#### GIVEN INFORMATION

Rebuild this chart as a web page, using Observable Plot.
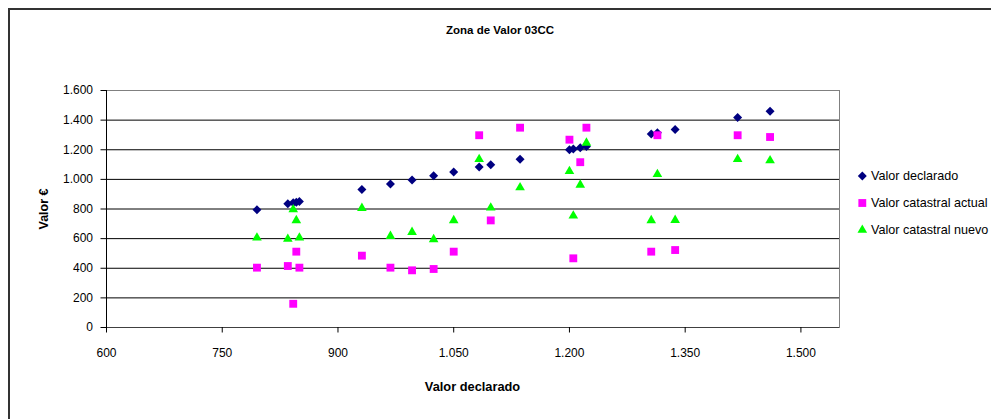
<!DOCTYPE html>
<html>
<head>
<meta charset="utf-8">
<script src="https://cdn.jsdelivr.net/npm/d3@7"></script>
<script src="https://cdn.jsdelivr.net/npm/@observablehq/plot@0.6"></script>
<style>
  html, body { margin: 0; padding: 0; background: #fff; }
  #chart { width: 991px; height: 419px; overflow: hidden; }
</style>
</head>
<body>
<div id="chart"></div>
<script>
// Valores por inmueble (€): declarado, catastral actual y catastral nuevo
const valorDeclarado  = [795, 835, 842, 846, 850, 931, 968, 996, 1024, 1050, 1083, 1098, 1136, 1200, 1205, 1214, 1222, 1306, 1314, 1337, 1418, 1460];
const catastralActual = [404, 415, 160, 512, 404, 485, 404, 386, 395, 512, 1298, 723, 1349, 1268, 467, 1116, 1349, 512, 1298, 523, 1298, 1286];
const catastralNuevo  = [606, 597, 797, 723, 606, 806, 617, 644, 595, 723, 1136, 808, 945, 1055, 754, 963, 1246, 723, 1035, 725, 1136, 1127];

const xTicks = [600, 750, 900, 1050, 1200, 1350, 1500];
const yTicks = [0, 200, 400, 600, 800, 1000, 1200, 1400, 1600];

const titulo = "Zona de Valor 03CC";
const tituloX = "Valor declarado";
const tituloY = "Valor €";
const series = [
  {name: "Valor declarado",        symbol: "diamond2",  r: 4.05, color: "#000080", key: "declarado"},
  {name: "Valor catastral actual", symbol: "square2",   r: 5.0,  color: "#FF00FF", key: "actual"},
  {name: "Valor catastral nuevo",  symbol: "triangle2", r: 4.6,  color: "#00FF00", key: "nuevo"}
];

const fmt = d3.formatLocale({decimal: ",", thousands: ".", grouping: [3], currency: ["", " €"]}).format(",");

const rows = valorDeclarado.map((v, i) => ({
  x: v, declarado: v, actual: catastralActual[i], nuevo: catastralNuevo[i]
}));

const font = "'Liberation Sans', Arial, Helvetica, sans-serif";

const svg = Plot.plot({
  width: 991,
  height: 419,
  marginLeft: 106,
  marginRight: 152,
  marginTop: 90,
  marginBottom: 92,
  inset: 0,
  style: {fontFamily: font, fontSize: "12px", background: "#fff", color: "#000"},
  x: {domain: [600, 1550]},
  y: {domain: [0, 1600]},
  marks: [
    Plot.gridY(yTicks.filter(d => d > 0 && d < 1600), {stroke: "#000", strokeOpacity: 1}),
    Plot.frame({stroke: "#808080"}),
    Plot.ruleY([0], {stroke: "#404040"}),
    Plot.ruleX([600], {stroke: "#000"}),
    Plot.axisY({ticks: yTicks, tickFormat: fmt, tickSize: 5.5, tickPadding: 8, label: null, fontSize: 12}),
    Plot.axisX({ticks: xTicks, tickFormat: fmt, tickSize: 5.5, tickPadding: 15.5, label: null, fontSize: 12}),
    ...series.map(s => Plot.dot(rows, {
      x: "x", y: s.key, symbol: s.symbol, r: s.r, fill: s.color, stroke: null
    }))
  ]
});

const g = d3.select(svg);

// Marco exterior del gráfico
g.append("rect")
  .attr("x", 9).attr("y", 9).attr("width", 1100).attr("height", 600)
  .attr("fill", "none").attr("stroke", "#333").attr("stroke-width", 2);

// Títulos
g.append("text").text(titulo)
  .attr("x", 500).attr("y", 30).attr("text-anchor", "middle").attr("dominant-baseline", "central")
  .attr("font-family", font).attr("font-size", 11.5).attr("font-weight", "bold");
g.append("text").text(tituloX)
  .attr("x", 472.5).attr("y", 386).attr("text-anchor", "middle").attr("dominant-baseline", "central")
  .attr("font-family", font).attr("font-size", 12.8).attr("font-weight", "bold");
g.append("text").text(tituloY)
  .attr("transform", "translate(44,209) rotate(-90)").attr("text-anchor", "middle").attr("dominant-baseline", "central")
  .attr("font-family", font).attr("font-size", 12.5).attr("font-weight", "bold");

// Leyenda
const symbolTypes = {diamond2: d3.symbolDiamond2, square2: d3.symbolSquare2, triangle2: d3.symbolTriangle2};
const legend = g.append("g").attr("text-anchor", "start");
series.forEach((s, i) => {
  const y = 176 + i * 27;
  legend.append("path")
    .attr("d", d3.symbol(symbolTypes[s.symbol], Math.PI * s.r * s.r)())
    .attr("transform", `translate(862.3,${y})`)
    .attr("fill", s.color);
  legend.append("text").text(s.name)
    .attr("x", 871).attr("y", y).attr("dominant-baseline", "central")
    .attr("text-anchor", "start")
    .attr("font-family", font).attr("font-size", 12.6);
});

document.getElementById("chart").appendChild(svg);
</script>
</body>
</html>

#### WHAT IS REQUIRED
Leave the images out, please, and restate each line word for word.

#### IN RESPONSE
Rebuild this chart as a web page, using Observable Plot.
<!DOCTYPE html>
<html>
<head>
<meta charset="utf-8">
<script src="https://cdn.jsdelivr.net/npm/d3@7"></script>
<script src="https://cdn.jsdelivr.net/npm/@observablehq/plot@0.6"></script>
<style>
  html, body { margin: 0; padding: 0; background: #fff; }
  #chart { width: 991px; height: 419px; overflow: hidden; }
</style>
</head>
<body>
<div id="chart"></div>
<script>
// Valores por inmueble (€): declarado, catastral actual y catastral nuevo
const valorDeclarado  = [795, 835, 842, 846, 850, 931, 968, 996, 1024, 1050, 1083, 1098, 1136, 1200, 1205, 1214, 1222, 1306, 1314, 1337, 1418, 1460];
const catastralActual = [404, 415, 160, 512, 404, 485, 404, 386, 395, 512, 1298, 723, 1349, 1268, 467, 1116, 1349, 512, 1298, 523, 1298, 1286];
const catastralNuevo  = [606, 597, 797, 723, 606, 806, 617, 644, 595, 723, 1136, 808, 945, 1055, 754, 963, 1246, 723, 1035, 725, 1136, 1127];

const xTicks = [600, 750, 900, 1050, 1200, 1350, 1500];
const yTicks = [0, 200, 400, 600, 800, 1000, 1200, 1400, 1600];

const titulo = "Zona de Valor 03CC";
const tituloX = "Valor declarado";
const tituloY = "Valor €";
const series = [
  {name: "Valor declarado",        symbol: "diamond2",  r: 4.05, color: "#000080", key: "declarado"},
  {name: "Valor catastral actual", symbol: "square2",   r: 5.0,  color: "#FF00FF", key: "actual"},
  {name: "Valor catastral nuevo",  symbol: "triangle2", r: 4.6,  color: "#00FF00", key: "nuevo"}
];

const fmt = d3.formatLocale({decimal: ",", thousands: ".", grouping: [3], currency: ["", " €"]}).format(",");

const rows = valorDeclarado.map((v, i) => ({
  x: v, declarado: v, actual: catastralActual[i], nuevo: catastralNuevo[i]
}));

const font = "'Liberation Sans', Arial, Helvetica, sans-serif";

const svg = Plot.plot({
  width: 991,
  height: 419,
  marginLeft: 106,
  marginRight: 152,
  marginTop: 90,
  marginBottom: 92,
  inset: 0,
  style: {fontFamily: font, fontSize: "12px", background: "#fff", color: "#000"},
  x: {domain: [600, 1550]},
  y: {domain: [0, 1600]},
  marks: [
    Plot.gridY(yTicks.filter(d => d > 0 && d < 1600), {stroke: "#000", strokeOpacity: 1}),
    Plot.frame({stroke: "#808080"}),
    Plot.ruleY([0], {stroke: "#404040"}),
    Plot.ruleX([600], {stroke: "#000"}),
    Plot.axisY({ticks: yTicks, tickFormat: fmt, tickSize: 5.5, tickPadding: 8, label: null, fontSize: 12}),
    Plot.axisX({ticks: xTicks, tickFormat: fmt, tickSize: 5.5, tickPadding: 15.5, label: null, fontSize: 12}),
    ...series.map(s => Plot.dot(rows, {
      x: "x", y: s.key, symbol: s.symbol, r: s.r, fill: s.color, stroke: null
    }))
  ]
});

const g = d3.select(svg);

// Marco exterior del gráfico
g.append("rect")
  .attr("x", 9).attr("y", 9).attr("width", 1100).attr("height", 600)
  .attr("fill", "none").attr("stroke", "#333").attr("stroke-width", 2);

// Títulos
g.append("text").text(titulo)
  .attr("x", 500).attr("y", 30).attr("text-anchor", "middle").attr("dominant-baseline", "central")
  .attr("font-family", font).attr("font-size", 11.5).attr("font-weight", "bold");
g.append("text").text(tituloX)
  .attr("x", 472.5).attr("y", 386).attr("text-anchor", "middle").attr("dominant-baseline", "central")
  .attr("font-family", font).attr("font-size", 12.8).attr("font-weight", "bold");
g.append("text").text(tituloY)
  .attr("transform", "translate(44,209) rotate(-90)").attr("text-anchor", "middle").attr("dominant-baseline", "central")
  .attr("font-family", font).attr("font-size", 12.5).attr("font-weight", "bold");

// Leyenda
const symbolTypes = {diamond2: d3.symbolDiamond2, square2: d3.symbolSquare2, triangle2: d3.symbolTriangle2};
const legend = g.append("g").attr("text-anchor", "start");
series.forEach((s, i) => {
  const y = 176 + i * 27;
  legend.append("path")
    .attr("d", d3.symbol(symbolTypes[s.symbol], Math.PI * s.r * s.r)())
    .attr("transform", `translate(862.3,${y})`)
    .attr("fill", s.color);
  legend.append("text").text(s.name)
    .attr("x", 871).attr("y", y).attr("dominant-baseline", "central")
    .attr("text-anchor", "start")
    .attr("font-family", font).attr("font-size", 12.6);
});

document.getElementById("chart").appendChild(svg);
</script>
</body>
</html>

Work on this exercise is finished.